All content on this site is provided by the Museum of Obsolete Media, curated by Jason Curtis. My sincerest thanks to Jason for providing me with the worthy challenge of exhibiting his work in the only appropriate way:
The Floppy Disk Museum: The Bootable Floppy edition!

Sony PD-1 (1987 – early 1990s)

The Sony PD-1 (also labelled as 2inch DataDisk) was a floppy disk design introduced in 1987 for the Sony PJ-100 Personal Word Processor (labelled as ‘Produce’). This was a portable word processor that incorporated a detachable dot-matrix printer.

The PD-1 disk used the same form-factor as Sony’s Video Floppy, and in fact the PD-1 has the VF logo stamped into the shell. The PD-1 was purely for data storage, and could store 47 documents when used with the PJ-100. By contrast, a Video Floppy stored 50 analogue video stills. Sony claimed a capacity of 1 MB for the disk, but it’s unclear if this could all be used effectively if there was a limitation on the number of files.

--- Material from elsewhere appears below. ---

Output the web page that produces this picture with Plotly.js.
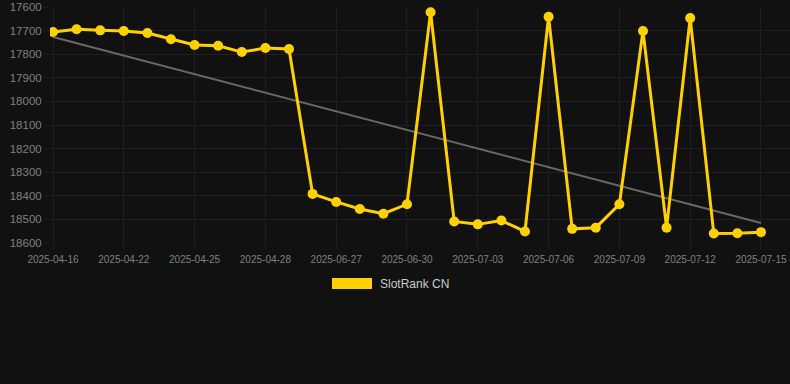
<!DOCTYPE html>
<html>
<head>
<meta charset="utf-8">
<script src="https://cdn.plot.ly/plotly-3.0.1.min.js"></script>
<style>
html,body{margin:0;padding:0;background:#111111;}
#chart{width:790px;height:384px;}
</style>
</head>
<body>
<div id="chart"></div>
<script>
// ---- data ----
const categories = [
  '2025-04-16','2025-04-17','2025-04-21','2025-04-22','2025-04-23','2025-04-24',
  '2025-04-25','2025-04-26','2025-04-27','2025-04-28','2025-04-29','2025-04-30',
  '2025-06-27','2025-06-28','2025-06-29','2025-06-30','2025-07-01','2025-07-02',
  '2025-07-03','2025-07-04','2025-07-05','2025-07-06','2025-07-07','2025-07-08',
  '2025-07-09','2025-07-10','2025-07-11','2025-07-12','2025-07-13','2025-07-14',
  '2025-07-15'
];
const rankValues = [
  17706,17694,17699,17702,17710,17737,17761,17764,17791,17774,17778,18392,
  18426,18456,18476,18436,17622,18509,18521,18505,18551,17641,18540,18535,
  18436,17702,18535,17647,18560,18559,18554
];
const trendCategories = ['2025-04-16','2025-07-15'];
const trendValues = [17727, 18515];
const tickLabels = ['2025-04-16','2025-04-22','2025-04-25','2025-04-28','2025-06-27',
  '2025-06-30','2025-07-03','2025-07-06','2025-07-09','2025-07-12','2025-07-15'];
const yTicks = [17600,17700,17800,17900,18000,18100,18200,18300,18400,18500,18600];
const seriesName = 'SlotRank CN';

const gridColor = '#1f1f1f';
const yellow = '#FFD100';

const traces = [
  {
    x: trendCategories, y: trendValues, type: 'scatter', mode: 'lines',
    line: {color: '#686868', width: 2}, hoverinfo: 'skip', showlegend: false
  },
  {
    x: categories, y: rankValues, type: 'scatter', mode: 'lines+markers',
    name: seriesName,
    line: {color: yellow, width: 3},
    marker: {color: yellow, size: 10},
    showlegend: false
  }
];

const layout = {
  width: 790, height: 384,
  paper_bgcolor: '#111111', plot_bgcolor: '#111111',
  margin: {l: 50, r: 0, t: 6.5, b: 141},
  font: {family: 'Liberation Sans, Arial, sans-serif', color: '#808080'},
  showlegend: false,
  xaxis: {
    type: 'category',
    categoryorder: 'array', categoryarray: categories,
    range: [-0.127, 31.23],
    tickmode: 'array', tickvals: tickLabels, ticktext: tickLabels,
    showgrid: true, gridcolor: gridColor, gridwidth: 1,
    ticks: 'outside', ticklen: 5, tickcolor: gridColor,
    ticklabelstandoff: 2,
    tickfont: {size: 10, color: '#808080'},
    showline: false, zeroline: false, fixedrange: true
  },
  yaxis: {
    range: [18600, 17600],
    tickmode: 'array', tickvals: yTicks, ticktext: yTicks.map(String),
    showgrid: true, gridcolor: gridColor, gridwidth: 1,
    ticks: 'outside', ticklen: 5, tickcolor: gridColor,
    tickfont: {size: 11.5, color: '#808080'},
    showline: false, zeroline: false, fixedrange: true
  },
  shapes: [
    {type: 'rect', xref: 'paper', yref: 'paper',
     x0: (332 - 50) / 740, x1: (372 - 50) / 740,
     y0: (243 - 289) / 236.5, y1: (243 - 278) / 236.5,
     fillcolor: yellow, line: {width: 0}}
  ],
  annotations: [
    {xref: 'paper', yref: 'paper', x: (378 - 50) / 740, y: (243 - 284) / 236.5,
     xanchor: 'left', yanchor: 'middle', showarrow: false,
     text: seriesName, font: {size: 12, color: '#cccccc'}}
  ]
};

Plotly.newPlot('chart', traces, layout, {displayModeBar: false, staticPlot: true});
</script>
</body>
</html>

Sony later released a second model of Personal Word Processor using the PD-1 disc, the PJ-1000, in 1989. This claimed to store 60 documents on the disk, or 170 A4 pages of text.

A similar but incompatible version of the 2-inch floppy disk (called LT-1) could be formatted for 720 KB of data, and in this form was used in the Zenith Minisport laptop computer circa 1989.